= Healthcare in Derbyshire =

Healthcare in Derbyshire was the responsibility of five clinical commissioning groups covering North Derbyshire, Southern Derbyshire, Erewash, Hardwick, and Tameside and Glossop. North Derbyshire, Southern Derbyshire, Erewash and Hardwick announced in November 2018 that they planned to merge. As 1st of April 2019, they have officially merged, with the new NHS Derby and Derbyshire CCG bringing together 116 local GP practices to care for over a million patients in the region.

==History==
From 1947 to 1974 NHS services in Derbyshire (apart from those for Glossop and Buxton) were managed by the Sheffield Regional Hospital Board. In 1974 the boards were abolished and replaced by regional health authorities. Derbyshire came under the Trent RHA. Regions were reorganised in 1996 and Derbyshire came under the West Midlands Regional Health Authority. From 1974 there was an area health authority covering the county. From 1982 there were two district health authorities, North and South. Eight primary care trusts were established in the county in 2002: Central Derby, Greater Derby, High Peak and Dales, Erewash, Derbyshire Dales and South Derbyshire, North Eastern Derbyshire, Amber Valley and Chesterfield. They were merged into two: Derby City and Derbyshire County in 2006. They were managed by the Trent Strategic Health Authority which was merged into NHS East Midlands in 2006.

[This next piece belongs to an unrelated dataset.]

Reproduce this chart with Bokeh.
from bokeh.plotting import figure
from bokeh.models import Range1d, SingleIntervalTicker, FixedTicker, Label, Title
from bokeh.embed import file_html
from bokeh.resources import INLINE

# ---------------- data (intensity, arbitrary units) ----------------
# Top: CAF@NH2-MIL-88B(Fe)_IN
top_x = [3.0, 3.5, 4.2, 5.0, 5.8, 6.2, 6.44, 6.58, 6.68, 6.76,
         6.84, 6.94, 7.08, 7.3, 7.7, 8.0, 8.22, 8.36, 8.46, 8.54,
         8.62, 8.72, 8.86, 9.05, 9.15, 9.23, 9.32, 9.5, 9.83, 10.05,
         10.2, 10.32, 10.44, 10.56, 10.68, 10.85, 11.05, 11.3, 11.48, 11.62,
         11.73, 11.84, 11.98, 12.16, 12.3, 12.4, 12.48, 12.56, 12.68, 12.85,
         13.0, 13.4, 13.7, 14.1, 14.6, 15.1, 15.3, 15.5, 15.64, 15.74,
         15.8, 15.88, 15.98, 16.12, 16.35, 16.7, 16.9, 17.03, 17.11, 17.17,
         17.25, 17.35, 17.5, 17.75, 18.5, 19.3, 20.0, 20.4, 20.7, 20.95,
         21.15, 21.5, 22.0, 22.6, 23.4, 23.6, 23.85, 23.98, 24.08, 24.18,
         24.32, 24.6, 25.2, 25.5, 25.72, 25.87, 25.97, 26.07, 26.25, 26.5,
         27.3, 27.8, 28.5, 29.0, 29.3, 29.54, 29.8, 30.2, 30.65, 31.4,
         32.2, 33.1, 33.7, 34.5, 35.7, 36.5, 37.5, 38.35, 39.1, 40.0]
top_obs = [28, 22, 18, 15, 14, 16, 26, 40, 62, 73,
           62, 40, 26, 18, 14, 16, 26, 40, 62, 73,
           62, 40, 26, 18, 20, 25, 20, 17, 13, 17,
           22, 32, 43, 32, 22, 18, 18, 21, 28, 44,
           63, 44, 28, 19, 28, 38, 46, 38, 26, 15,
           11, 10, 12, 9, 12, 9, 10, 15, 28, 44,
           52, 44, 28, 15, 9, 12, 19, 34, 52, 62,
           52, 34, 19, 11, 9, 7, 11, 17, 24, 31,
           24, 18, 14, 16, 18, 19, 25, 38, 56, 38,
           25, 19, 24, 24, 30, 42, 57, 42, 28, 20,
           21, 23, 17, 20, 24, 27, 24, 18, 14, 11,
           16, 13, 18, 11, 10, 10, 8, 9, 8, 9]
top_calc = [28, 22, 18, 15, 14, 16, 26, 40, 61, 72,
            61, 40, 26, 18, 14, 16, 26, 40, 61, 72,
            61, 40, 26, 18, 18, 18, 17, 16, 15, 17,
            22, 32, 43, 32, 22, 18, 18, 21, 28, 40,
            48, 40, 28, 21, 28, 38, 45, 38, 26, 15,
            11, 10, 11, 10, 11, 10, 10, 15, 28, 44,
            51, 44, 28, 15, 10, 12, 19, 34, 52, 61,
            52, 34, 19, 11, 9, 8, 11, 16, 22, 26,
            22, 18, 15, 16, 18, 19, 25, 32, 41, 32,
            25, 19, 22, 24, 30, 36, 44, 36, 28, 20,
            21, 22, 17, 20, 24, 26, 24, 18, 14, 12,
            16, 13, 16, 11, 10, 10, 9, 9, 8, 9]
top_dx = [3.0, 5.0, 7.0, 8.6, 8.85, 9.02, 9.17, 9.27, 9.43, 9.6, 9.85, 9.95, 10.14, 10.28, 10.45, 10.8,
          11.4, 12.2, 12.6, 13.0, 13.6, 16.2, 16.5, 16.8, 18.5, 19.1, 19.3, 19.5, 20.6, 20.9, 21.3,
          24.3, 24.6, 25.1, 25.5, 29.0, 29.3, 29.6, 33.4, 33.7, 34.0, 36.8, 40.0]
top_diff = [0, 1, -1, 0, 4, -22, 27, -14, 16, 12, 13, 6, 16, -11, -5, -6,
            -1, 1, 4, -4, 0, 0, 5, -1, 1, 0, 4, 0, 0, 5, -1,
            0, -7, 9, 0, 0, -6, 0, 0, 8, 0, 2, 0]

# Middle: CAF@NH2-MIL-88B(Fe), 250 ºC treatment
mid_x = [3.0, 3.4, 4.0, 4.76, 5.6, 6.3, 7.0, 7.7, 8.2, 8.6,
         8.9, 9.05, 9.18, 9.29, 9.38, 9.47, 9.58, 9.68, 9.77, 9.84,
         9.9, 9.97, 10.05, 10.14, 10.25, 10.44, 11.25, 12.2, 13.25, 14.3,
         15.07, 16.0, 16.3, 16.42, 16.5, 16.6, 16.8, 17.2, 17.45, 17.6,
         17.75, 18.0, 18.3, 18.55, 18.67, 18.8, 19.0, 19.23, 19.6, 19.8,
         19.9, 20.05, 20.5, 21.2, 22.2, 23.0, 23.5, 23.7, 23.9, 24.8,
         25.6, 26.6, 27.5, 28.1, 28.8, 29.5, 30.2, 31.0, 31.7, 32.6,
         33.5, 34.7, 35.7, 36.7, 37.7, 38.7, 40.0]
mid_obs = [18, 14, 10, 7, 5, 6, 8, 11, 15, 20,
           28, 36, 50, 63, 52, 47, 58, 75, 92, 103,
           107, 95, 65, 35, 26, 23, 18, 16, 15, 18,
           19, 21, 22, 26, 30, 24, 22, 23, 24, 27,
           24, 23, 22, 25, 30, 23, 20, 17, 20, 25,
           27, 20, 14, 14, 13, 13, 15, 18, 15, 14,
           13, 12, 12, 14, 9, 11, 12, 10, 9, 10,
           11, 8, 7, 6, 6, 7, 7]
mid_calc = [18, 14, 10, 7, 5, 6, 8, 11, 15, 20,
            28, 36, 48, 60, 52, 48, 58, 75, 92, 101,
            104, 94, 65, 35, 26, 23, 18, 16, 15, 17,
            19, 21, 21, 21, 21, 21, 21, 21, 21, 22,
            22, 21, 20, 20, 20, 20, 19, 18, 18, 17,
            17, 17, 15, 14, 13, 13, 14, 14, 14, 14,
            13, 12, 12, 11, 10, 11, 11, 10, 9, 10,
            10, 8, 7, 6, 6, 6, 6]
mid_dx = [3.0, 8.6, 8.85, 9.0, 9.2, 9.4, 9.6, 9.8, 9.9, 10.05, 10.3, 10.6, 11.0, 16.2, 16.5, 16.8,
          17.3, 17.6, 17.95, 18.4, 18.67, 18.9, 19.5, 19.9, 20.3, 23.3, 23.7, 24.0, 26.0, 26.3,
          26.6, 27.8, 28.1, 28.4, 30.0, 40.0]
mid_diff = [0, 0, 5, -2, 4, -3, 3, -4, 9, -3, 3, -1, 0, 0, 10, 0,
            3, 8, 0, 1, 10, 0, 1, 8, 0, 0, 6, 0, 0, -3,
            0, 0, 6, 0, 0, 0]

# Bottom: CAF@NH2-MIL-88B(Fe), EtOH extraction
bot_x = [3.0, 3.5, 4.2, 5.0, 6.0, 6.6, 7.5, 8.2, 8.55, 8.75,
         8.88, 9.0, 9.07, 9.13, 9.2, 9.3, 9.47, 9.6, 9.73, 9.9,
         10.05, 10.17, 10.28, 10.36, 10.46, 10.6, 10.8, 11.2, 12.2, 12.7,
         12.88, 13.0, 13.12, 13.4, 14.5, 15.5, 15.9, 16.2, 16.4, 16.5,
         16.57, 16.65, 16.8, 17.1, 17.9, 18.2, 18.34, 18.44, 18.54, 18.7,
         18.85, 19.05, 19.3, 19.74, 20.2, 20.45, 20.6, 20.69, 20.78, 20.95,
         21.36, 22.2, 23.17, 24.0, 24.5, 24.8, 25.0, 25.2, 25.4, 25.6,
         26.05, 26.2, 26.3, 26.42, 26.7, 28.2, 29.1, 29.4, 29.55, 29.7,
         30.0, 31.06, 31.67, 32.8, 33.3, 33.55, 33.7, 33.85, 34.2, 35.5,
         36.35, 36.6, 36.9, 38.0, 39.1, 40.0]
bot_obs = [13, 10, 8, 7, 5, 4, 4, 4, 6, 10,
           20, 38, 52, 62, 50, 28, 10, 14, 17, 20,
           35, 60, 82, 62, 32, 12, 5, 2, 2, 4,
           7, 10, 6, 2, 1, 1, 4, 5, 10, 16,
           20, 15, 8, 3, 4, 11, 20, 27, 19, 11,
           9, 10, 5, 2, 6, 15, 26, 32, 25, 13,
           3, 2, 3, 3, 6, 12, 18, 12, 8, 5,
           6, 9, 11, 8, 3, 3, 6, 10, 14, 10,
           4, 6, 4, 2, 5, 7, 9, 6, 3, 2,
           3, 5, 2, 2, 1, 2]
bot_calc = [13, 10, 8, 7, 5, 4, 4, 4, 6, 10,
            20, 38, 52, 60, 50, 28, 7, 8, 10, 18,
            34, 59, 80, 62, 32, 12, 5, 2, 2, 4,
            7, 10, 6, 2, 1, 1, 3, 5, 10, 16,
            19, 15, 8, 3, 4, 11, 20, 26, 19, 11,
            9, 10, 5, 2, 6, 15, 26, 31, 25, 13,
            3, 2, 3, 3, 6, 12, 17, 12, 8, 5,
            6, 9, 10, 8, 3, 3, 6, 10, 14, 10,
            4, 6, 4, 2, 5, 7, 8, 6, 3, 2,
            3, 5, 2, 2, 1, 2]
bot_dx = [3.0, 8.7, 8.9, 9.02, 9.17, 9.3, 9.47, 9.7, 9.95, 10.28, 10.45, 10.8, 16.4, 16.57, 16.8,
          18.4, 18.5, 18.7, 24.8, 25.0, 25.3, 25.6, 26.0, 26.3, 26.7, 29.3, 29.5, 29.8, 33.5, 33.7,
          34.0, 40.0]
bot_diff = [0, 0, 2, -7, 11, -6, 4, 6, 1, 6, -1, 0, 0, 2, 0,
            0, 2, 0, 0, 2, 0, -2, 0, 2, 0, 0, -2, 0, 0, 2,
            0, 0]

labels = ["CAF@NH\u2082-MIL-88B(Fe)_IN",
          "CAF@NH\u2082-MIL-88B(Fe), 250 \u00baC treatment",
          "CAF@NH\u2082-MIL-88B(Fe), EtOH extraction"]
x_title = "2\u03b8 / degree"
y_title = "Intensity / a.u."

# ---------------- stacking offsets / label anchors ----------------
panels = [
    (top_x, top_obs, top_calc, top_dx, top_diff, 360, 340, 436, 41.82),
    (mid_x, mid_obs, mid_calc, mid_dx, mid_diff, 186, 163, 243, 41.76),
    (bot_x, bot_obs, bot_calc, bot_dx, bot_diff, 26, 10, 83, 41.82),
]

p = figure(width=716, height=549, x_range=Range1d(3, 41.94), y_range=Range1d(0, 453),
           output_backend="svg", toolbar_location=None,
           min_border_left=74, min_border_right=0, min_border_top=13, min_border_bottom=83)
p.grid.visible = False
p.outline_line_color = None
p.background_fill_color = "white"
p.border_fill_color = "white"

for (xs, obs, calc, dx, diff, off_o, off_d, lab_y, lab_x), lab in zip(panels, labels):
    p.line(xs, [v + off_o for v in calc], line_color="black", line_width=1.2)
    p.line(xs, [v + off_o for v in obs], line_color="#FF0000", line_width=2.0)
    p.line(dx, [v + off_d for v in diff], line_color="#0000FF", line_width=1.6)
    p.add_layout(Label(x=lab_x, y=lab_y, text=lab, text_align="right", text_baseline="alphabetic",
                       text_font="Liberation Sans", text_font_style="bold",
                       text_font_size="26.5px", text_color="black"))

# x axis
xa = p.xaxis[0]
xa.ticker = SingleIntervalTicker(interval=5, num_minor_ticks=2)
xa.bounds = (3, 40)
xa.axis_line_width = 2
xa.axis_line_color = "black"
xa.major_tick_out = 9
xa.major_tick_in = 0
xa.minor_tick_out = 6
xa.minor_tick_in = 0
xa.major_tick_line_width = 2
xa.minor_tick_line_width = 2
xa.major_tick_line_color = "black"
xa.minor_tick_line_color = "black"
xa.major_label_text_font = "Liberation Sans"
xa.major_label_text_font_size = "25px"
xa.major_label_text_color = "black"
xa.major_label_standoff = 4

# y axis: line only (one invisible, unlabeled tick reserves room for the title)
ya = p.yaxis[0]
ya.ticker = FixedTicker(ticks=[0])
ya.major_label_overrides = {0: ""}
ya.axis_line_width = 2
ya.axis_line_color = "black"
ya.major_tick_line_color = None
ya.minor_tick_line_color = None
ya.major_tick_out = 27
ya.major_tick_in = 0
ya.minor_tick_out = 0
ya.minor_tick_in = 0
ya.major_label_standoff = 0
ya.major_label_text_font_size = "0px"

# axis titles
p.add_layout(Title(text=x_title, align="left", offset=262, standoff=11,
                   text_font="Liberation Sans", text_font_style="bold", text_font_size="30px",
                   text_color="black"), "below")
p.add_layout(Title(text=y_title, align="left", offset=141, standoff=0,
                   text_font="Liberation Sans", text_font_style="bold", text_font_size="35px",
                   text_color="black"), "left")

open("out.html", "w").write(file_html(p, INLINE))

NHS Erewash, Hardwick, North Derbyshire and Southern Derbyshire CCGs merged on 1st of April 2019 to become NHS Derby and Derbyshire CCG.

==Sustainability and transformation plan==
In March 2016 Gary Thompson, the Chief Officer of Southern Derbyshire Clinical Commissioning Group was appointed the leader of the Derbyshire Sustainability and transformation plan footprint which covers the whole county apart from Glossop. The plan envisages bed reductions: 400 in the acute sector, 85 in community hospitals and 50 mental health beds. Some community hospitals will be closed. Burton Hospital A&E was likely to be downgraded as part of the STP for Staffordshire. This would affect much of the south of the county.

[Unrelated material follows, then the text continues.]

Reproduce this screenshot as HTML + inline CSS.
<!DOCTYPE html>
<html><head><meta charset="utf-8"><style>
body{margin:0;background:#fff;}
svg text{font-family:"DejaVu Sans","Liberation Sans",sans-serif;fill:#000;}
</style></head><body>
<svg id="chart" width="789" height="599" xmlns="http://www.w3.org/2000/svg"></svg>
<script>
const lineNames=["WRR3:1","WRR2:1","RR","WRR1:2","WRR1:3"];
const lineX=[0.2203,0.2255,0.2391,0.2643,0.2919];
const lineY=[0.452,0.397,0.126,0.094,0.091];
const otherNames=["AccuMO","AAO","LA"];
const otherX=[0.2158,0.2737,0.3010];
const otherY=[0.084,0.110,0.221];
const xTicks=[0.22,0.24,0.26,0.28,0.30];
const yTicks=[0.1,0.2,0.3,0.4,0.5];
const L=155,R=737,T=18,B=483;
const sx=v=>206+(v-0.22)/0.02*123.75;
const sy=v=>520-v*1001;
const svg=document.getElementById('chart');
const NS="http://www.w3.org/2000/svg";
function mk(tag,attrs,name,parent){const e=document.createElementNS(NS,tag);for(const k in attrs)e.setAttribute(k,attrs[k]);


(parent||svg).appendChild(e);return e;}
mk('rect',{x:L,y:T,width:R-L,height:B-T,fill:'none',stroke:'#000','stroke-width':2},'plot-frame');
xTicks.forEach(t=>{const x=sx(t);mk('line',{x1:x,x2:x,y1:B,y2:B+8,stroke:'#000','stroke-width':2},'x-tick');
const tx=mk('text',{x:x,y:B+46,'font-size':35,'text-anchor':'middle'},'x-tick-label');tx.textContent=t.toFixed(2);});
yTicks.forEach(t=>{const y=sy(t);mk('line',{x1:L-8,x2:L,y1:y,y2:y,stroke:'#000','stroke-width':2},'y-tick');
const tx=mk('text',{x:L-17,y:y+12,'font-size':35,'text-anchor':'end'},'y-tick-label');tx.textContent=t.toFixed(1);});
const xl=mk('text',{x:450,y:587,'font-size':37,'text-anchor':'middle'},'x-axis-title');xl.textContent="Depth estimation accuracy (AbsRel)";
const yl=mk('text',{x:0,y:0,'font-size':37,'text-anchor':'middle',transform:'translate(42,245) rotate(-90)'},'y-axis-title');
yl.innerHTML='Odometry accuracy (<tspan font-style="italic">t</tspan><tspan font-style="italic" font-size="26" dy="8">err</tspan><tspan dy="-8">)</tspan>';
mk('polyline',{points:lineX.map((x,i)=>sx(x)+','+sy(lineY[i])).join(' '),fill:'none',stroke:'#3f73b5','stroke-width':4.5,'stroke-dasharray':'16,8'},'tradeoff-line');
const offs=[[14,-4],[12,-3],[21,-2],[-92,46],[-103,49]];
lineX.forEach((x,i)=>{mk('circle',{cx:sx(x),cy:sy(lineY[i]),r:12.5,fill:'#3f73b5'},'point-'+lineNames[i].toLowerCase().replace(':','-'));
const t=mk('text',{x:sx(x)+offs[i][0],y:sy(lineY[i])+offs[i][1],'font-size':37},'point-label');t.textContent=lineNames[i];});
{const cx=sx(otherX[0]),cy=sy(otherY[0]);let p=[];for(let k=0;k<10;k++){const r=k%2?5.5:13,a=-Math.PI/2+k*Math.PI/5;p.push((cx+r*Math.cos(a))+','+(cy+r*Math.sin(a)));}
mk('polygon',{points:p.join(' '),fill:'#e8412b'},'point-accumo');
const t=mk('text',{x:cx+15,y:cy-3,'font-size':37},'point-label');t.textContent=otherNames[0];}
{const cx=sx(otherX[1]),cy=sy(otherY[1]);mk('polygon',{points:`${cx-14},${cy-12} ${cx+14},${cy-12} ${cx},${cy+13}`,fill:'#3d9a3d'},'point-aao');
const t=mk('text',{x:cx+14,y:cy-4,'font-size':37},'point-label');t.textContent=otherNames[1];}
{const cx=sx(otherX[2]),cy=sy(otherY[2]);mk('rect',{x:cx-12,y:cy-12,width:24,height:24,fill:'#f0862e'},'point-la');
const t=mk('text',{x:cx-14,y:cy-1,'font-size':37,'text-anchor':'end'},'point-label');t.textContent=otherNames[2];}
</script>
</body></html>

A contract for a shared care record across the county was set up in 2021 with Orion Health for the Integrated Care System.

==Commissioning==

Glossop has always been included in Greater Manchester for purposes of healthcare commissioning. Services for that area are commissioned by NHS Tameside and Glossop Clinical Commissioning Group. The four other CCGs announced that they planned to have a single shared chief officer, and would move to a ”single strategic commissioning organisation” in May 2017. In November 2017 all four decided to stop prescriptions for gluten-free food in a bid to save £650,000 per year, despite guidance which said they should offer prescriptions for gluten-free bread and flour.

==Primary care==
There were 36 practices in North Derbyshire CCG in 2016.

Out-of-hours services are provided in the county by Derbyshire Health United. A proposal by Southern Derbyshire Clinical Commissioning Group to establish just one hub for extended hours access in their area for pre-bookable appointments after 6.30pm on weekdays and on Saturday and Sunday, was abandoned after the Derbyshire local medical committee complained that this was inappropriate in a rural area. It was later planned to establish four hubs.

The Derbyshire Joint Area Prescribing Committee announced in June 2018 that it was decommissioning its scheme, called Pharmacy First, on which they had spent £3 million in 2015/2016, much of it on over-the-counter medicines, which do not need a prescription, and which came within the scope of NHS England's blacklist.

==Acute services==
University Hospitals of Derby and Burton NHS Foundation Trust and Chesterfield Royal Hospital NHS Foundation Trust are located in the county. Services for Glossop and Buxton are largely provided by Manchester hospitals.

==Mental health and community services==
Derbyshire Healthcare NHS Foundation Trust and Pennine Care NHS Foundation Trust are the main providers of mental health care in the county.
Derbyshire Community Health Services NHS Foundation Trust announced plans to merge with Derbyshire Healthcare NHS Foundation Trust in November 2016.

Cavendish Hospital in Buxton is partly run by Stockport NHS Foundation Trust. There are 16 community hospital beds and ten older people's mental health beds.